» **Required work**:
Once the pictures are set aside, transcribe the remaining data exactly.
**********
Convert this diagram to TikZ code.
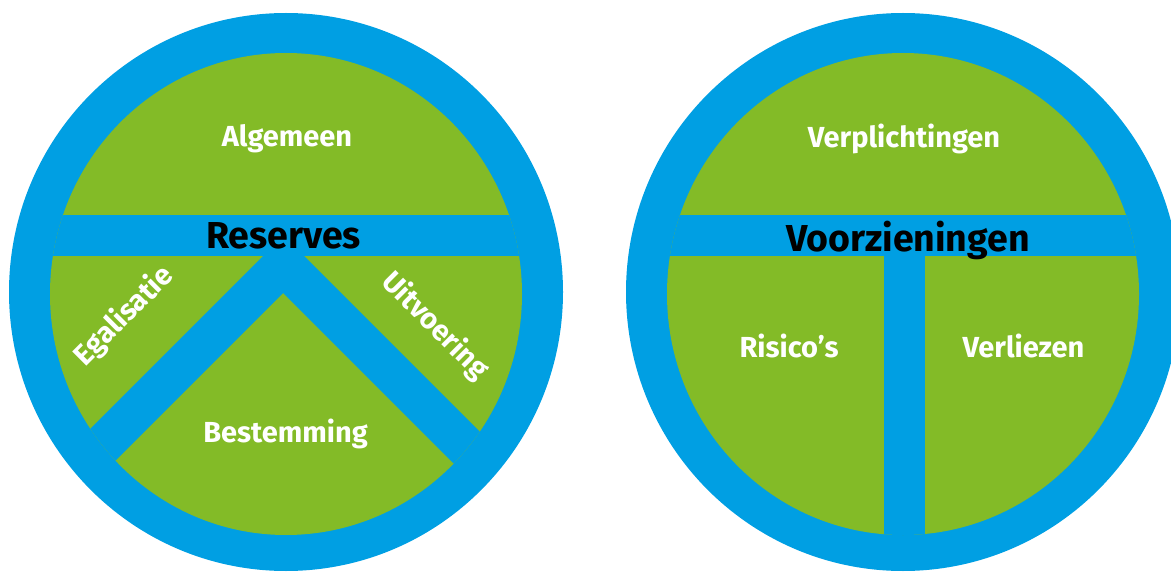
\documentclass[tikz,border=0pt]{standalone}
\usepackage{fontspec}
\setmainfont{Fira Sans}
\definecolor{ringblue}{HTML}{009FE3}
\definecolor{leafgreen}{HTML}{83BB27}
\tikzset{
  lbl/.style={text=white, inner sep=0pt, font=\bfseries\fontsize{29}{29}\selectfont},
  ttl/.style={text=black, inner sep=0pt, font=\bfseries\fontsize{37.5}{37.5}\selectfont},
}
\begin{document}
\begin{tikzpicture}[x=1pt,y=-1pt]
\useasboundingbox (0,0) rectangle (1171,572);
\begin{scope}
\clip (0,0) rectangle (1171,572);
% left disc
\fill[ringblue] (286,292) ellipse [x radius=277, y radius=279];
\fill[leafgreen] (286,294) ellipse [x radius=236, y radius=241];
\begin{scope}
\clip (286,294) ellipse [x radius=236, y radius=241];
\fill[ringblue] (0,215) rectangle (600,256);
\fill[ringblue] (283.5,235.5) -- (648,600) -- (590,600) -- (283,293) -- (-24,600) -- (-81,600) -- cycle;
\end{scope}
% right disc
\fill[ringblue] (903,292) ellipse [x radius=277, y radius=279];
\fill[leafgreen] (903,294) ellipse [x radius=236, y radius=241];
\begin{scope}
\clip (903,294) ellipse [x radius=236, y radius=241];
\fill[ringblue] (600,215) rectangle (1171,256);
\fill[ringblue] (884,256) rectangle (925,600);
\end{scope}
\end{scope}
% labels
\node[lbl, anchor=base] (alg) at (287,147) {Algemeen};
\node[ttl, anchor=base] (res) at (283.5,248.5) {Reserves};
\node[lbl, anchor=center, rotate=45] (ega) at (124,316) {Egalisatie};
\node[lbl, anchor=center, rotate=-45] (uit) at (435,326) {Uitvoering};
\node[lbl, anchor=base] (bes) at (285.5,442) {Bestemming};
\node[lbl, anchor=base] (ver) at (904,148) {Verplichtingen};
\node[ttl, anchor=base] (voo) at (908,252) {Voorzieningen};
\node[lbl, anchor=base] (ris) at (789,357) {Risico’s};
\node[lbl, anchor=base] (vlz) at (1023.5,357) {Verliezen};
\end{tikzpicture}
\end{document}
**********
» **Answer for this exercise**:
Convert this diagram to TikZ code.
\documentclass[tikz,border=0pt]{standalone}
\usepackage{fontspec}
\setmainfont{Fira Sans}
\definecolor{ringblue}{HTML}{009FE3}
\definecolor{leafgreen}{HTML}{83BB27}
\tikzset{
  lbl/.style={text=white, inner sep=0pt, font=\bfseries\fontsize{29}{29}\selectfont},
  ttl/.style={text=black, inner sep=0pt, font=\bfseries\fontsize{37.5}{37.5}\selectfont},
}
\begin{document}
\begin{tikzpicture}[x=1pt,y=-1pt]
\useasboundingbox (0,0) rectangle (1171,572);
\begin{scope}
\clip (0,0) rectangle (1171,572);
% left disc
\fill[ringblue] (286,292) ellipse [x radius=277, y radius=279];
\fill[leafgreen] (286,294) ellipse [x radius=236, y radius=241];
\begin{scope}
\clip (286,294) ellipse [x radius=236, y radius=241];
\fill[ringblue] (0,215) rectangle (600,256);
\fill[ringblue] (283.5,235.5) -- (648,600) -- (590,600) -- (283,293) -- (-24,600) -- (-81,600) -- cycle;
\end{scope}
% right disc
\fill[ringblue] (903,292) ellipse [x radius=277, y radius=279];
\fill[leafgreen] (903,294) ellipse [x radius=236, y radius=241];
\begin{scope}
\clip (903,294) ellipse [x radius=236, y radius=241];
\fill[ringblue] (600,215) rectangle (1171,256);
\fill[ringblue] (884,256) rectangle (925,600);
\end{scope}
\end{scope}
% labels
\node[lbl, anchor=base] (alg) at (287,147) {Algemeen};
\node[ttl, anchor=base] (res) at (283.5,248.5) {Reserves};
\node[lbl, anchor=center, rotate=45] (ega) at (124,316) {Egalisatie};
\node[lbl, anchor=center, rotate=-45] (uit) at (435,326) {Uitvoering};
\node[lbl, anchor=base] (bes) at (285.5,442) {Bestemming};
\node[lbl, anchor=base] (ver) at (904,148) {Verplichtingen};
\node[ttl, anchor=base] (voo) at (908,252) {Voorzieningen};
\node[lbl, anchor=base] (ris) at (789,357) {Risico’s};
\node[lbl, anchor=base] (vlz) at (1023.5,357) {Verliezen};
\end{tikzpicture}
\end{document}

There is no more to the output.